═══ SUPPLIED RECORDS ═══
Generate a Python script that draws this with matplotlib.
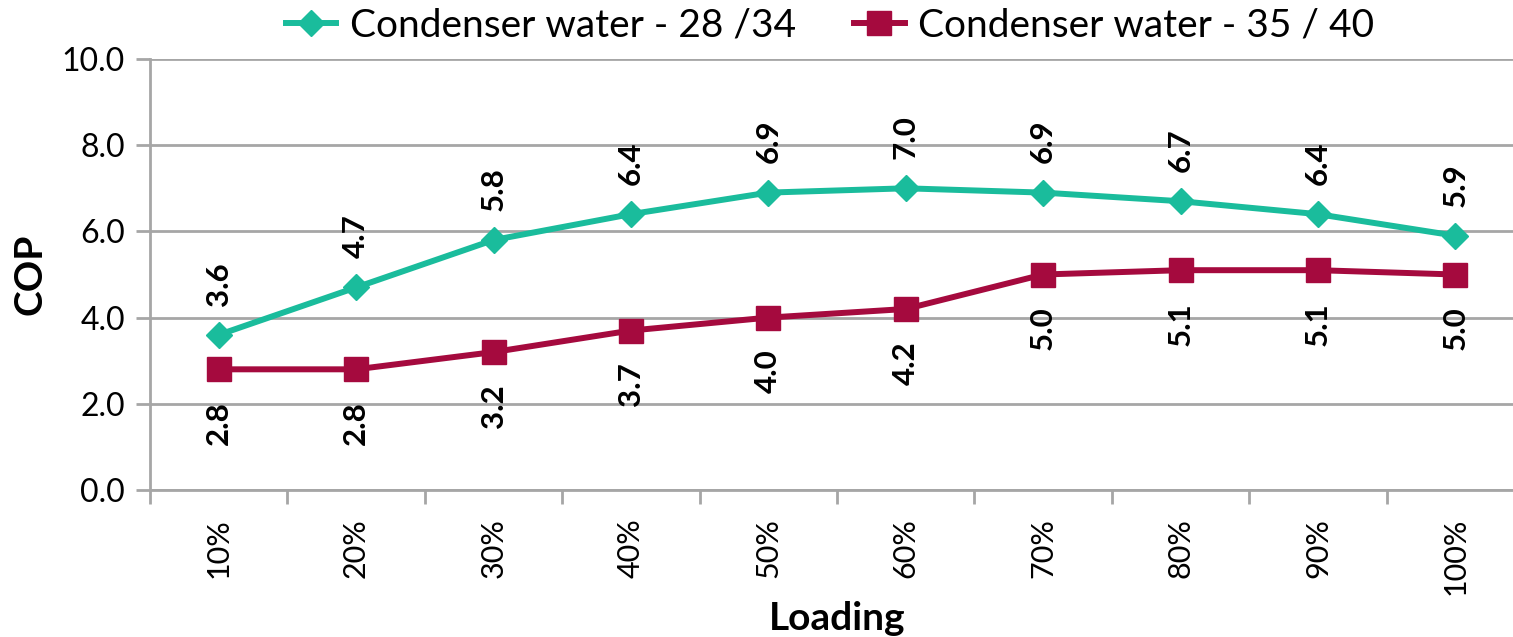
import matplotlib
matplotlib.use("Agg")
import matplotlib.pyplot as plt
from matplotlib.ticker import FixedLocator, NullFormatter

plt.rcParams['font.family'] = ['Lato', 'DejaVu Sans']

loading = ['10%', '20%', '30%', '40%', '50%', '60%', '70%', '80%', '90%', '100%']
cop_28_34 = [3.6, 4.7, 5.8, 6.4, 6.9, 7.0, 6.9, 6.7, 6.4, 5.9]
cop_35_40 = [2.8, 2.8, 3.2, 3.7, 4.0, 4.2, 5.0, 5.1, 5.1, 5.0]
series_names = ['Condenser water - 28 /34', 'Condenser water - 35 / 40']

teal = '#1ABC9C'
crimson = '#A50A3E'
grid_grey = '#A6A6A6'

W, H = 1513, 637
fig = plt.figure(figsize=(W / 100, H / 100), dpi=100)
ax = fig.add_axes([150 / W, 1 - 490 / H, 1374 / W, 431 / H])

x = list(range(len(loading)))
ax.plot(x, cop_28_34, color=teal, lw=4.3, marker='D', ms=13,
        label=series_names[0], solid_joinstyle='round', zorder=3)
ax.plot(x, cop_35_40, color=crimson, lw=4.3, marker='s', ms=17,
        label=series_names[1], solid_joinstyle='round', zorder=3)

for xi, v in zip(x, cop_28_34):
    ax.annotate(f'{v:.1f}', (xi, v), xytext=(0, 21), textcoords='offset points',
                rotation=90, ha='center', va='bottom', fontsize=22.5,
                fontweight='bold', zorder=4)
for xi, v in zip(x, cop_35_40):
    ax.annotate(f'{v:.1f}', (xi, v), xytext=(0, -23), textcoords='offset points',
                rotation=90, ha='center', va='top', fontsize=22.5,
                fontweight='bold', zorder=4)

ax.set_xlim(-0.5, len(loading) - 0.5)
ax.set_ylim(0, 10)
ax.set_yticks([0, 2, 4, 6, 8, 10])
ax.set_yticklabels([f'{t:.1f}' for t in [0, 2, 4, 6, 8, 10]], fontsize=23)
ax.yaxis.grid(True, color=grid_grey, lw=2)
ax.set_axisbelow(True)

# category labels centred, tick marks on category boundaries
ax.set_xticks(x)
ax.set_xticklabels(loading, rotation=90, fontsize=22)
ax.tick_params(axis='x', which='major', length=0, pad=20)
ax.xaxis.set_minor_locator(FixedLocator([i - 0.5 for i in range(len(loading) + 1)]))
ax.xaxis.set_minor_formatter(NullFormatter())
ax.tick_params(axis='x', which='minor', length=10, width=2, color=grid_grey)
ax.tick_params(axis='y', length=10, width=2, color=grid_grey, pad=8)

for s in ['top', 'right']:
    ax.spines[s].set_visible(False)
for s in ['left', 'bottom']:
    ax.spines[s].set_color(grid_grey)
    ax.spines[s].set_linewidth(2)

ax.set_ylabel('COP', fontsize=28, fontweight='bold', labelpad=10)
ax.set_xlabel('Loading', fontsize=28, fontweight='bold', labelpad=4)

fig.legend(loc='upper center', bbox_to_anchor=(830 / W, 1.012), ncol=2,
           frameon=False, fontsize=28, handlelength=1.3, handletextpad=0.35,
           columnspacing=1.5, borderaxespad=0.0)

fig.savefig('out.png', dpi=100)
═══
═══ SUPPLIED RECORDS ═══
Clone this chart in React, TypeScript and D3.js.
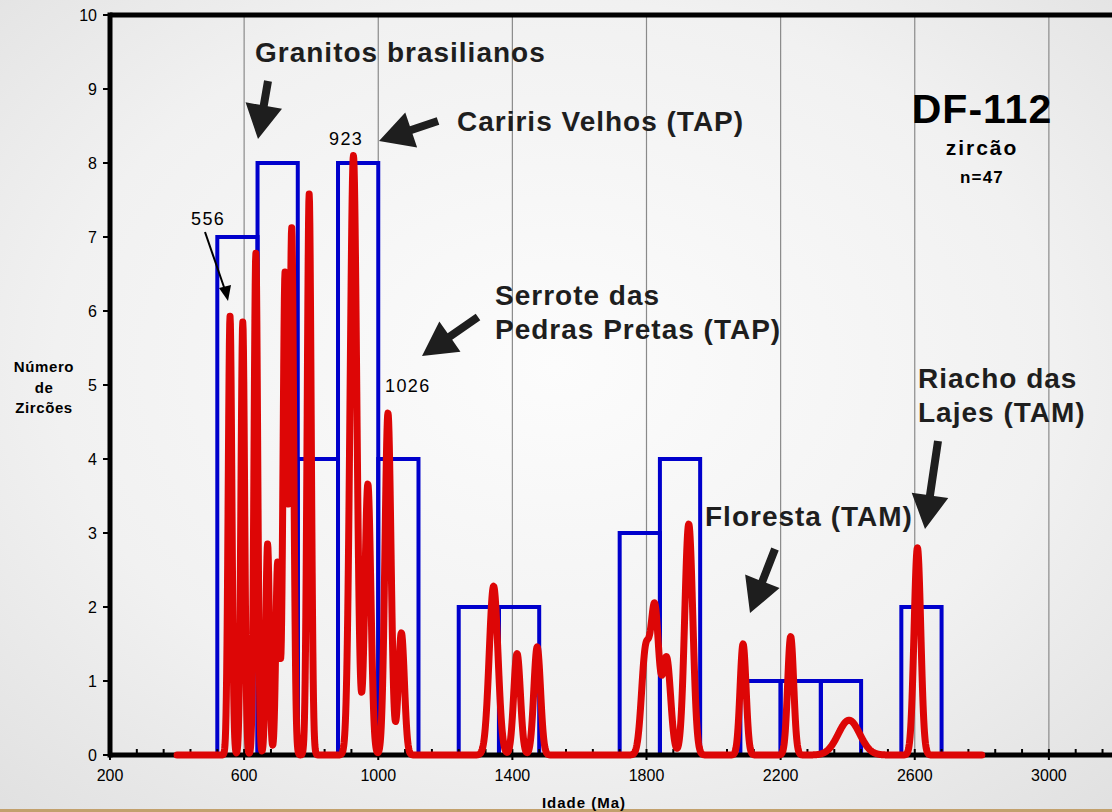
═══
EXERCISE AIM >>
In the entries above, how many lines hold the word "this"? State the number and nothing else.

TASK OUTPUT >>
2